Tuesday, May 3, 2011

Coming Home

From Letters of a War Correspondent by Charles A. Page, Special Correspondent of the New York "Tribune" during the Civil War

May 3, 1865,  Springfield, Illinois
. . . .The train that brought him to his long home, moved slowly into the town, moved slowly through the masses of "plain people" who had come from all the country round about.
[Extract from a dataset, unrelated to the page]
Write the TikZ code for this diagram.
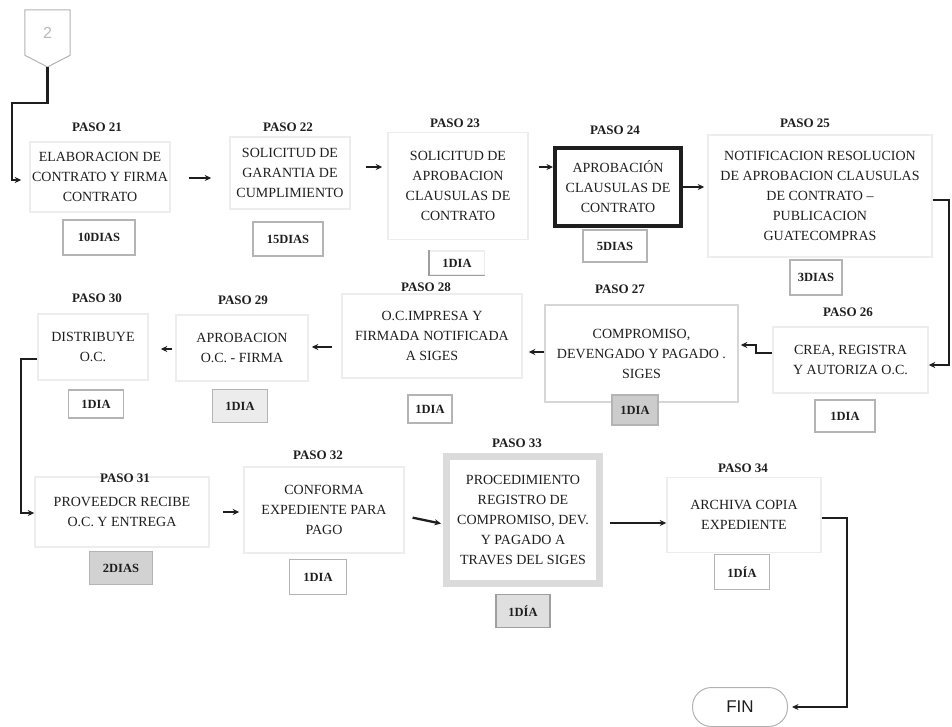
\documentclass[tikz,border=0pt]{standalone}
\usepackage{fontspec}
\setmainfont{Liberation Serif}
\setsansfont{Liberation Sans}
\usetikzlibrary{arrows.meta}
\definecolor{ink}{HTML}{1E1E1E}
\definecolor{faint}{HTML}{EDEDED}
\definecolor{faintdark}{HTML}{D6D6D6}
\definecolor{dayline}{HTML}{B4B4B4}
\begin{document}
\begin{tikzpicture}[x=1pt,y=-1pt,
  wh/.style 2 args={minimum width=#1pt, minimum height=#2pt},
  stepbox/.style={draw=faint, line width=1.5pt, align=center, text=ink, inner sep=0pt, font=\fontsize{14}{20}\selectfont},
  pasolbl/.style={text=ink, inner sep=0pt, font=\bfseries\fontsize{13}{14}\selectfont},
  daybox/.style={draw=dayline, line width=1.3pt, text=ink, inner sep=0pt, font=\bfseries\fontsize{12.5}{14}\selectfont},
  flow/.style={draw=ink, line width=2.3pt, -{Stealth[length=6.5pt,width=6pt]}},
]
\useasboundingbox (0,0) rectangle (952,726);

% off-page connector
\node[text=gray!55, font=\sffamily\fontsize{16}{16}\selectfont, wh={45}{45}, inner sep=0pt] (c2) at (47.5,32.5) {2};
\coordinate (c2tip) at (47.5,67);
\draw[gray!60, line width=1pt] (c2.north west) -- (c2.north east) -- (c2.south east) -- (c2tip) -- (c2.south west) -- cycle;

% first row: steps 21-25
\node[stepbox, wh={140}{70}] (s21) at (100,177) {ELABORACION DE\\CONTRATO Y FIRMA\\CONTRATO};
\node[stepbox, wh={120}{72}] (s22) at (290,173) {SOLICITUD DE\\GARANTIA DE\\CUMPLIMIENTO};
\node[stepbox, wh={140}{107}] (s23) at (458,186) {SOLICITUD DE\\APROBACION\\CLAUSULAS DE\\CONTRATO};
\node[stepbox, draw=ink, line width=4pt, wh={126}{78}] (s24) at (618,187) {APROBACIÓN\\CLAUSULAS DE\\CONTRATO};
\node[stepbox, wh={224}{122}] (s25) at (820,196) {NOTIFICACION RESOLUCION\\DE APROBACION CLAUSULAS\\DE CONTRATO –\\PUBLICACION\\GUATECOMPRAS};

% second row: steps 26-30
\node[stepbox, wh={155}{66}] (s26) at (850.5,360) {CREA, REGISTRA\\Y AUTORIZA O.C.};
\node[stepbox, draw=faintdark, wh={193}{97}] (s27) at (641.5,353.5) {COMPROMISO,\\DEVENGADO Y PAGADO .\\SIGES};
\node[stepbox, wh={180}{84}] (s28) at (432,336) {O.C.IMPRESA Y\\FIRMADA NOTIFICADA\\A SIGES};
\node[stepbox, wh={132}{66}] (s29) at (242,348) {APROBACION\\O.C. - FIRMA};
\node[stepbox, wh={110}{66}] (s30) at (93,347) {DISTRIBUYE\\O.C.};

% third row: steps 31-34 and end
\node[stepbox, wh={174}{70}] (s31) at (122,512) {PROVEEDCR RECIBE\\O.C. Y ENTREGA};
\node[stepbox, wh={160}{86}] (s32) at (324,510) {CONFORMA\\EXPEDIENTE PARA\\PAGO};
\node[stepbox, draw=gray!28, line width=7pt, wh={153}{127}] (s33) at (523,520) {PROCEDIMIENTO\\REGISTRO DE\\COMPROMISO, DEV.\\Y PAGADO A\\TRAVES DEL SIGES};
\node[stepbox, wh={154}{75}] (s34) at (744,515) {ARCHIVA COPIA\\EXPEDIENTE};
\node[draw=gray!60, line width=1pt, rounded corners=19pt, wh={95}{39}, text=ink, font=\sffamily\fontsize{17}{17}\selectfont] (fin) at (740,707) {FIN};

% step labels
\node[pasolbl] (p21) at (97,127) {PASO 21};
\node[pasolbl] (p22) at (288,127) {PASO 22};
\node[pasolbl] (p23) at (455,123) {PASO 23};
\node[pasolbl] (p24) at (615,130) {PASO 24};
\node[pasolbl] (p25) at (805,123) {PASO 25};
\node[pasolbl] (p26) at (848,312) {PASO 26};
\node[pasolbl] (p27) at (620,289) {PASO 27};
\node[pasolbl] (p28) at (426,287) {PASO 28};
\node[pasolbl] (p29) at (243,300) {PASO 29};
\node[pasolbl] (p30) at (97,298) {PASO 30};
\node[pasolbl] (p31) at (125,478) {PASO 31};
\node[pasolbl] (p32) at (318,455) {PASO 32};
\node[pasolbl] (p33) at (517,443) {PASO 33};
\node[pasolbl] (p34) at (743,468) {PASO 34};

% durations
\node[daybox, wh={72}{35}] (d21) at (99,237.5) {10DIAS};
\node[daybox, wh={70}{34}] (d22) at (288,239) {15DIAS};
\node[daybox, draw=faint, wh={55}{24}] (d23) at (457,263) {1DIA};
\draw[gray!75, line width=1.3pt] (d23.north west) -- (d23.south west) -- (d23.south east);
\node[daybox, wh={64}{32}] (d24) at (615,246) {5DIAS};
\node[daybox, wh={52}{35}] (d25) at (816,277.5) {3DIAS};
\node[daybox, wh={60}{32}] (d26) at (845,416) {1DIA};
\node[daybox, fill=gray!40, wh={46}{30}] (d27) at (635,410) {1DIA};
\node[daybox, wh={44}{28}] (d28) at (430,409) {1DIA};
\node[daybox, fill=gray!15, wh={55}{33}] (d29) at (240,406) {1DIA};
\node[daybox, wh={55}{28}] (d30) at (96,404) {1DIA};
\node[daybox, fill=gray!35, wh={63}{33}] (d31) at (121,568) {2DIAS};
\node[daybox, wh={57}{35}] (d32) at (318,577) {1DIA};
\node[daybox, draw=gray!75, fill=gray!25, wh={54}{33}] (d33) at (523,611) {1DÍA};
\node[daybox, wh={55}{35}] (d34) at (742,572) {1DÍA};

% connector heights
\coordinate (j1) at (12,103);
\coordinate (h0) at (0,180);
\coordinate (h1) at (0,178);
\coordinate (h2) at (0,167);
\coordinate (h4) at (0,187);
\coordinate (h5) at (0,200);
\coordinate (h6) at (0,365);
\coordinate (h7) at (0,353);
\coordinate (h8) at (0,345);
\coordinate (h9) at (0,352);
\coordinate (h10) at (0,347);
\coordinate (h11) at (0,349);
\coordinate (h12) at (0,359);
\coordinate (h13) at (0,513);
\coordinate (h14) at (0,512);
\coordinate (h15) at (0,516);
\coordinate (h16) at (0,524);
\coordinate (h17) at (0,523);
\coordinate (h18) at (0,518);

% flow connectors
\draw[flow, shorten >=8pt] (c2tip) |- (j1) |- (s21.west |- h0);
\draw[flow, shorten <=18pt, shorten >=18pt] (s21.east |- h1) -- (s22.west |- h1);
\draw[flow, shorten <=15pt, shorten >=5pt] (s22.east |- h2) -- (s23.west |- h2);
\draw[flow, shorten <=10pt] (s23.east |- h2) -- (s24.west |- h2);
\draw[flow, shorten >=3pt] (s24.east |- h4) -- (s25.west |- h4);
\draw[flow] (s25.east |- h5) -- ++(16,0) |- (s26.east |- h6);
\draw[flow, shorten >=2pt] (s26.west |- h7) -- ++(-16,0) |- (s27.east |- h8);
\draw[flow, shorten >=6pt] (s27.west |- h9) -- (s28.east |- h9);
\draw[flow, shorten <=9pt, shorten >=3pt] (s28.west |- h10) -- (s29.east |- h10);
\draw[flow, shorten <=3pt, shorten >=12pt] (s29.west |- h11) -- (s30.east |- h11);
\draw[flow] (s30.west |- h12) -- ++(-16,0) |- (s31.west |- h13);
\draw[flow, shorten <=13pt, shorten >=4pt] (s31.east |- h14) -- (s32.west |- h14);
\draw[flow, shorten <=8pt, shorten >=2pt] (s32.east |- h15) -- (s33.west |- h16);
\draw[flow, shorten <=7pt] (s33.east |- h17) -- (s34.west |- h17);
\draw[flow, shorten >=4pt] (s34.east |- h18) -- ++(25,0) |- (fin.east);
\end{tikzpicture}
\end{document}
These people had known him always as the boy struggling for knowledge while he battled with poverty; as the young man who surveyed their lands, and read all night, when perchance he stayed at their humble houses ; as the rising young lawyer who pleaded the causes of the poor for " only sweet pity's sake," who upheld the weak against the strong for only justice's sake, and because oppression was hateful to him ; as the politician whose continual plea was: "Let us see if this thing be right; if it be right let us have it, but if it be wrong let us put it away from us;" as the State legislator who, with one other, against an intolerant majority dared to file upon the records his protest against slavery; as the Presidential Elector who each four years spoke his convictions in every town in the State, though in a hopeless minority, for conscience' sake, and yet never lost his temper or called bad names ; as the candidate for senator who deliberately said, "I will not be double-faced, I will utter the same opinions at both ends of the State, I will not be made Senator by a fraud." And by and by he was made President and went from among them ; and they, watching from afar, were proud that one of themselves had become, in virtue and in station, " the foremost man of all this world."